# Scaling a "cookie cutter" mix?



## TurboTurtle (Jan 20, 2014)

How would you guys scale up the 75G "cookie cutter" below to go into an empty 180G?

Lake Victoria Basin Aquarium
Paralabidochromis sp. "Rock Kribensis" (Uganda) - 1 trio 
Pundamilia nyererei (Ruti Is.) - 1 trio 
Astatotilapia latifasciata - 1:3 
Paralabidochromis chromogynos- 1 trio 
Synodontis alberti - 1-3

I love the looks of the mix above, and would get them small to grow out. Could I add more species? Should I increase numbers?


----------



## StructureGuy (Jul 27, 2002)

TurboTurtle said:


> How would you guys scale up the 75G "cookie cutter" below to go into an empty 180G?
> 
> Lake Victoria Basin Aquarium
> Paralabidochromis sp. "Rock Kribensis" (Uganda) - 1 trio
> ...


Purely my own personal opinion:
Paralabidochromis sp. "Rock Kribensis" (Uganda) - 2M:5F
Haplochromis sp. "Kenya gold" - 2M:5F
Haplochromis sp. "ruby green" 2M:5F
Astatotilapia latifasciata - 2M:5F
Paralabidochromis chromogynos- 2M:5F 
Synodontis alberti - 0

The nyererei are pretty aggressive and they might or might not do well with the others.
I am assuming the 180 gallon tank is not for breeding.

Kevin


----------



## kuni (Nov 8, 2009)

You may have an issue with males coloring up with that many species. I would recommend choosing 2 species and increasing your numbers. I would recommend 15-20 of each type (if you are starting with small fish). Picking fish with different color patterns may help with aggression - my advice would be either ruby green + latifasciata (Kyoga lake community) or nyererei and chromogynos (Mwanza rocky reef community).

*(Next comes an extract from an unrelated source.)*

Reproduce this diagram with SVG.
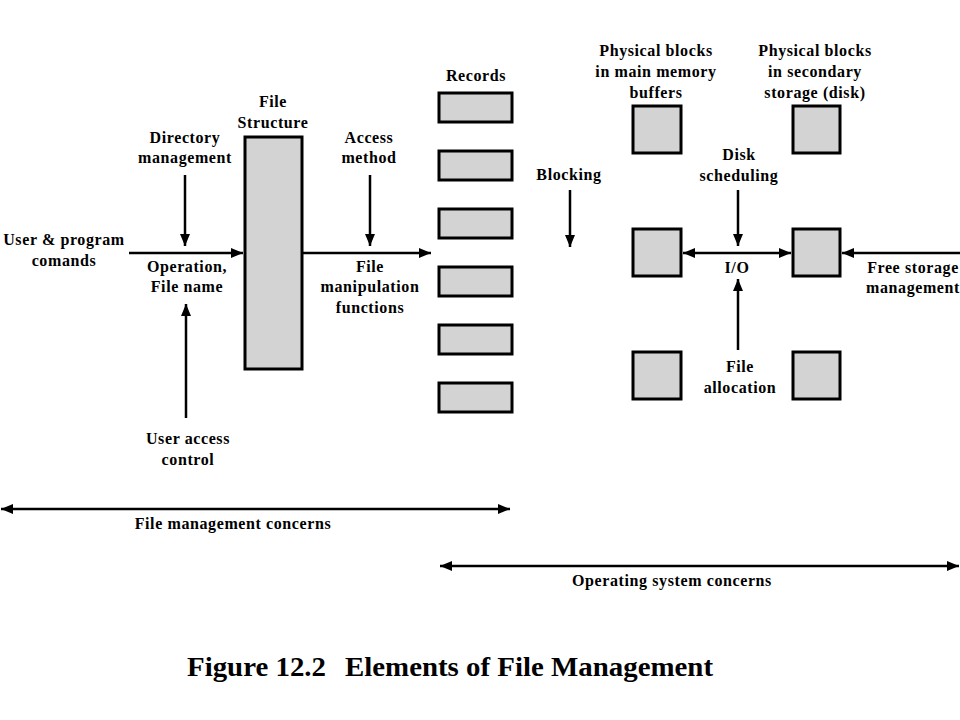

Like Kevin said, you really don't want to be breeding Victorians in a mixed tank. The dominant male *will* spawn with females of another species. Count on it. If breeding is desirable, I would encourage you to consider a single species tank with 30+ (if starting small) individuals. You will get lots of color and activity, plus valuable fry. Depending on species, Victorian breeding can be tricky with <10 individuals, but gets much more foolproof as your numbers increase.


----------



## TurboTurtle (Jan 20, 2014)

Thanks for the advice - for now I will keep it to a couple of species to grow out, plus a few cats.

Astatotilapia latifasciata - 6 
Paralabidochromis chromogynos - 6 
Synodontis ocellifer - 3

This will get the 180 going, and later I can decide if I want to move breeders to a species tank. I chose this pairing as both fish I liked, that per the breeder/seller are least likely to cross. Hopefully I'll get a good mix of M/F (they are all in the 1-1.5" range now), but if not I can add sexed individuals later.

I should be getting them this week!


----------



## kuni (Nov 8, 2009)

TurboTurtle said:


> Thanks for the advice - for now I will keep it to a couple of species to grow out, plus a few cats.
> 
> Astatotilapia latifasciata - 6
> Paralabidochromis chromogynos - 6
> ...


I'd strongly recommend larger numbers. You'd be much better off with 12 of one species. With only six of each, you've increased the chances of interbreeding.

From looking online, that catfish species gets to be over a foot and a half. It will make a meal of your cichlids given the opportunity.


----------



## samaki (Oct 25, 2002)

Hi the proposal of strcuture guy is reasonable, yu might keep this ratio odf males and females without fearing too much for hybridization, the species are relatively different to not see cross breedings
xris


----------